Jamshed, who did not play any instrument at the time, felt somewhat deprived of the joy that comes of not just listening to music but being able to make music.
So he bought a guitar and began to play. "But there was nobody to sing with me, so I started singing, and that’s when Rohail started telling me I had a great voice, " he recalls.
The trio became a foursome when Nusrat Hussain joined and in no time, they became really popular in Islamabad . But the phenomenon that was the Vital Signs happened with their ‘discovery’ by ace TV producer Shoaib Mansoor.
After hearing them at a concert, Mansoor invited them to sing a patriotic song for Independence Day. When the band refused saying they would not stand before a (Pakistani) flag, Mansoor replied he would not make them. “I’ll portray you guys the way you are,” Mansoor told us, recalls Jamshed.
It took a week to write Dil Dil Pakistan and another week to record it. What none of them, except maybe Mansoor, realized then was that it would be such a success?

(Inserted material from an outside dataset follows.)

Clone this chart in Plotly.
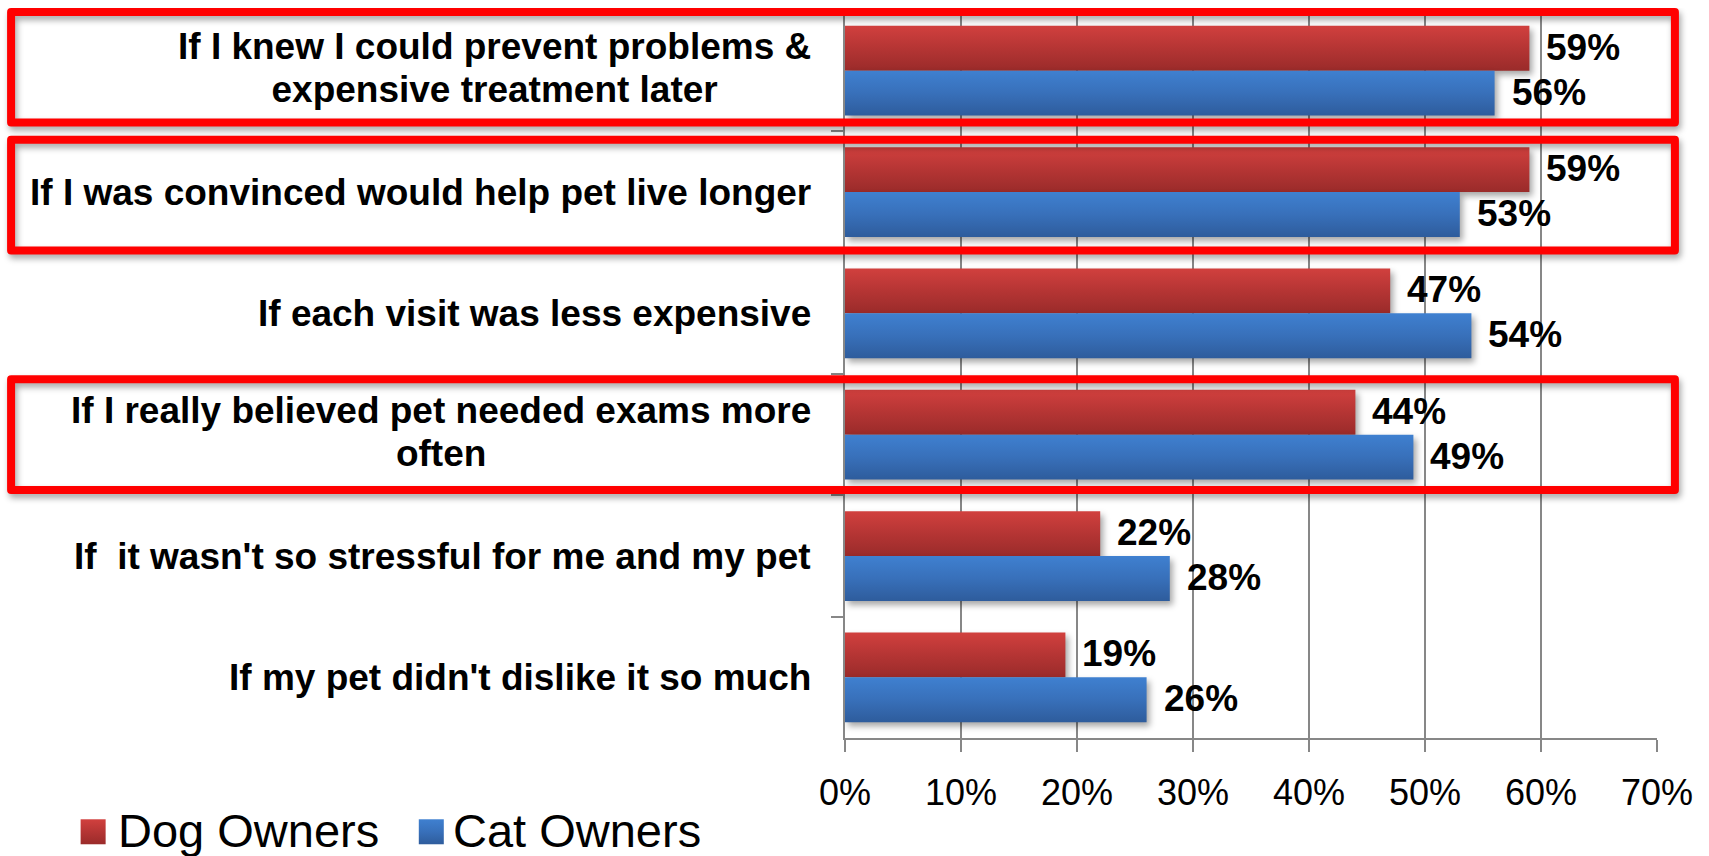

Their music electrified the nation because they enjoyed music; their music was enjoyed. Vital Signs became icons for an entire. Vital Signs became icons for an entire generation of Pakistani youth yearning for clean entertainment ---- teenagers who enjoyed Western music yet found its language, idiom and themes alien.
Vital Signs gave them music with an appealingly Western sound yet an eastern soul. Their music talked of dusky-skinned damsels (Sanwali) and fair ladies (Gori), of love innocent and pure (Yeh shaam), of blushing brides with hennaed hands (Mehndi Ki Raat), and of die-hard patriotism (Dil Dil Pakistan).

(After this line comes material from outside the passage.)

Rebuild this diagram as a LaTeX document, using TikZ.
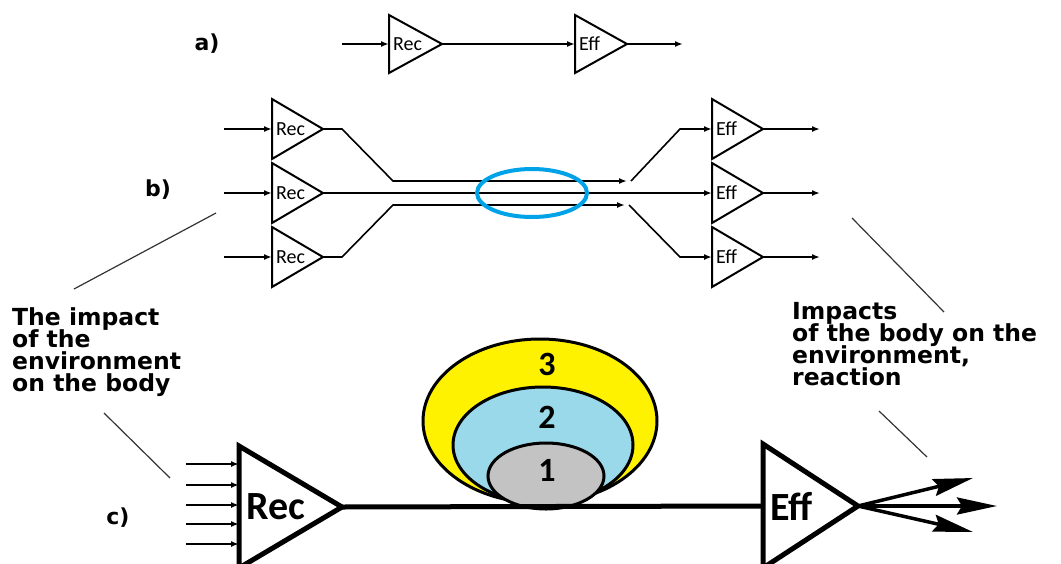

Here at last was music that talked of young dreams and young aspirations in a language that the young could understand, and relate to.
Somewhere along the strumming of guitars and pressing of keys on electric organs, their fingers had managed to find the throbbing pulse of the nation’s young and restless. And the Vital Signs became an overnight sensation.
But for Jamshed, it was perhaps his early training in Quranic recitation that was to prove prophetic — an omen of where it would eventually return.
For six years during his enrolment at Air force school in Karachi, Jamshed practiced qirat (Quran recitation) with his Islamiat teacher. " He would tell me how to deliver the words of the Quran, how to start, where to leave off, where to take the pitch high or low, "says Jamshed.
The training nurtured his voice; preparing it for the career in music and singing that later beckoned him.
His voice still holds that power – to influence and beguile. But there is an added softness, a sense of awe, of gratitude and above all of Divine love in Jamshed’s voice as he talks of his new purpose.
"At one point in time, music was the real aim of my life Everything else was secondary, "explains Jamshed. He believes it was a Supreme act of mercy on the part of Allah Almighty that he was shown the folly of the path he was treading.
“If this friend of mine hadn’t come into my life, I probably just would have gone on and on and on.” And for the second time in his life, it was a friend’s influence that beckoned Jamshed towards his new calling.
Though for a while he sported a beard and his shalwars are still worn well above the ankle, as was Prophet Mohammad’s (peace be upon him) practice, Jamshed’s appearance does not conform to that of Tableeghi Jamaat members. But when he says of his music, " I’m slowly and gradually losing the fire, " with an expression that is wistful but not resentful, it is obvious that his heart has begun to let go.
"In music, you just fade away. Everybody in showbiz has faded away. They have realized they are not wanted anymore. The greatest of performers have actually been booted out in time when others have come to take their place, " Jamshed philosophies.
" That is what I was made to realize, and that gave me inner peace. That this inevitably has to happen. So if it is inevitable, then this can’t be the real aim of my life.
"Whether I had come to terms with Islam as a religion or not, I just knew I couldn’t have been dancing on stage at 60, or even 50, or even 40. I’m already 36. I’ve cut down on my concerts drastically, " he explains.
So, just as music had come into his life and pushed everything else into the background, meeting Muslim scholars and members of the Tableeghi Jamaat gradually won his heart.
"My priorities started changing. I started doing a lot of things against my will, against my nafs, my khwahisaat (desires). I started training myself from within. I, who was used to frequenting
Five-star hotels started visiting the mosque. For the first time, I did away with all that. I would sleep on the floor. I probably slept the soundest then. "
Jamshed hasn’t given up music altogether and an album is in the works, due to be launched early next year. But where it was once his occupation, it has now more or less a hobby. His name still sells, however, and he has developed a line of casual and formal men swear that he supplies to several outlets in the country.
He says he enjoys designing, and it provides an alternative — and perhaps less controversial from the point of view of his newfound religious conscience — career to music, But it is when talks of Islam and the preaching of it that Jamshed sound truly inspired. “It’s very unfortunate that … the virtues behind the teachings (of Islam) are something we never actually talk about.
" The Muslim today knows very little about his own religion. Many people come and ask me, why we don’t convert non-Muslims.
" That is not what I want to do. What if the entire world today converts to Islam? Are we ready to teach them what they have to do now that they are Muslims? None of us is. When we are not ready to better our own selves, how can we save the entire world?”